### 使用BertTokenizer进行文本向量化
### 使用opensmile提取音频特征

In [None]:
import opensmile
import pandas as pd
import os
import sklearn
import matplotlib.pyplot as plt
import numpy as np
import torch
from tqdm.notebook import tqdm
from transformers import BertTokenizer
from torch.utils.data import TensorDataset

## 1、构造特征提取函数

In [None]:
## 文本向量化函数
## text_list 文本内容的list
## 返回一个字典，{'input_ids':value, 'token_type_ids':value, 'attention_mask':value},每个元素的长度等于len(text_list)
## "input_ids"-词转换为数字后的序列 'token_type_ids'-标记一段文本中不同句子的序号 'attention_mask'-标记填充位置的序号 
## reference: https://huggingface.co/docs/transformers/main/en/glossary
def text_tokenize(text_list): 
    tokenizer = BertTokenizer.from_pretrained('./bert-base-uncased',do_lower_case=True)
    encoded_text = tokenizer.batch_encode_plus(
        text_list,
        add_special_tokens=True,
        return_attention_mask=True,
        pad_to_max_length=True,
        max_length=256,
        return_tensors='pt'
    )
    return encoded_text
## 'input_ids' 'token_type_ids' 'attention_mask'

In [None]:
## 文本向量化示例
temp_txt_list = ["Hello,my name is Jerry.","Hello,my name is Tom."]
temp_coded_txt = text_tokenize(temp_txt_list)
print(type(temp_coded_txt),len(temp_coded_txt),len(temp_coded_txt["input_ids"]))
len(temp_coded_txt["token_type_ids"][0])

In [None]:
## 音频特征提取函数
## file_list:音频文件路径的列表  list类型
## 返回值numpy.ndarray  形状:(len(file_list),88)
def extract_audio_feature(file_list):
    print("请耐心等待特征提取完！
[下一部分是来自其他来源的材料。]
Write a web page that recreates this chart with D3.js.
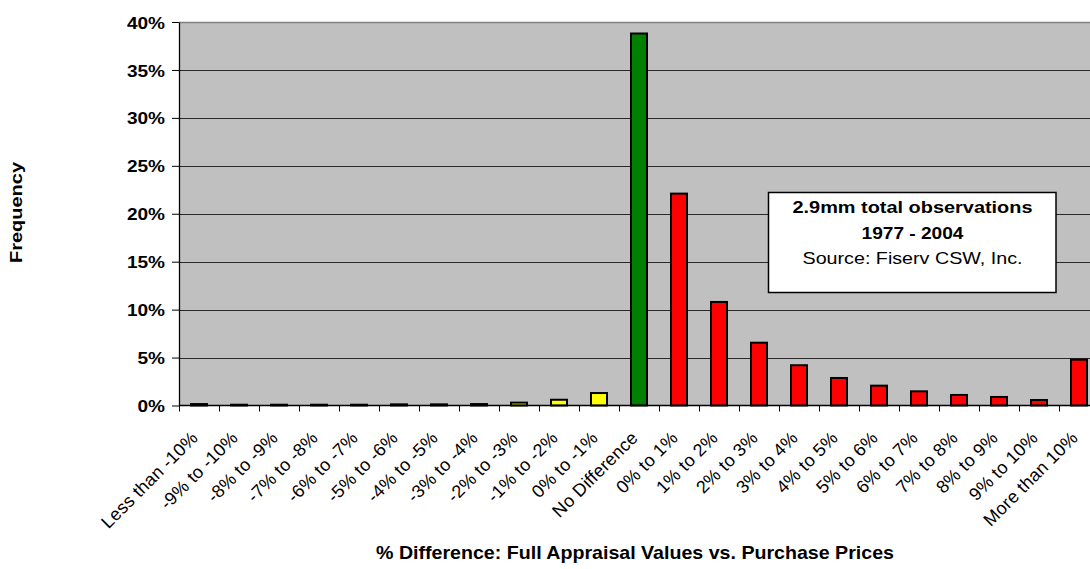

")
    smile = opensmile.Smile(
    feature_set=opensmile.FeatureSet.eGeMAPSv02,
    feature_level=opensmile.FeatureLevel.Functionals)
    feature = []
    for n,file in enumerate(file_list):
        y = smile.process_file(file)
        y = y.to_numpy().reshape(-1)
        feature.append(y)
        if (n+1)%100 == 0:
            print(f"当前进度{n+1}/{len(file_list)}")
    print("此次特征提取已结束")
    print("-------------------------------")
    feature = np.stack(feature,axis = 0)
    return feature

In [None]:
## 音频特征提取示例
file = "./train/Ses01F_impro01_F000.wav"
audio_feature = extract_audio_feature([file])
print(type(audio_feature),audio_feature.shape)

## 2、读入CSV文件示例

In [None]:
## 读入csv文件示例
## 由于我们的csv文件使用"#"分隔，需要定义sep参数为"#",否则会读取失败！！！
train_csv = pd.read_csv("./CSVfile/train.csv",sep="#")

In [None]:
train_csv.text.values[0]

In [None]:
## 快速查看前5条数据
train_csv.head(5)

In [None]:
## 统计该csv下lable列不同值的数量
train_csv.value_counts(subset="label")

In [None]:
## 画图显示类别数
plt.bar([0,1,2,3],list(train_csv.value_counts(subset="label")),tick_label = ["0","1","2","3"])
plt.xlabel("Label")
plt.ylabel("Num")
plt.title("Train dataset sample distribution")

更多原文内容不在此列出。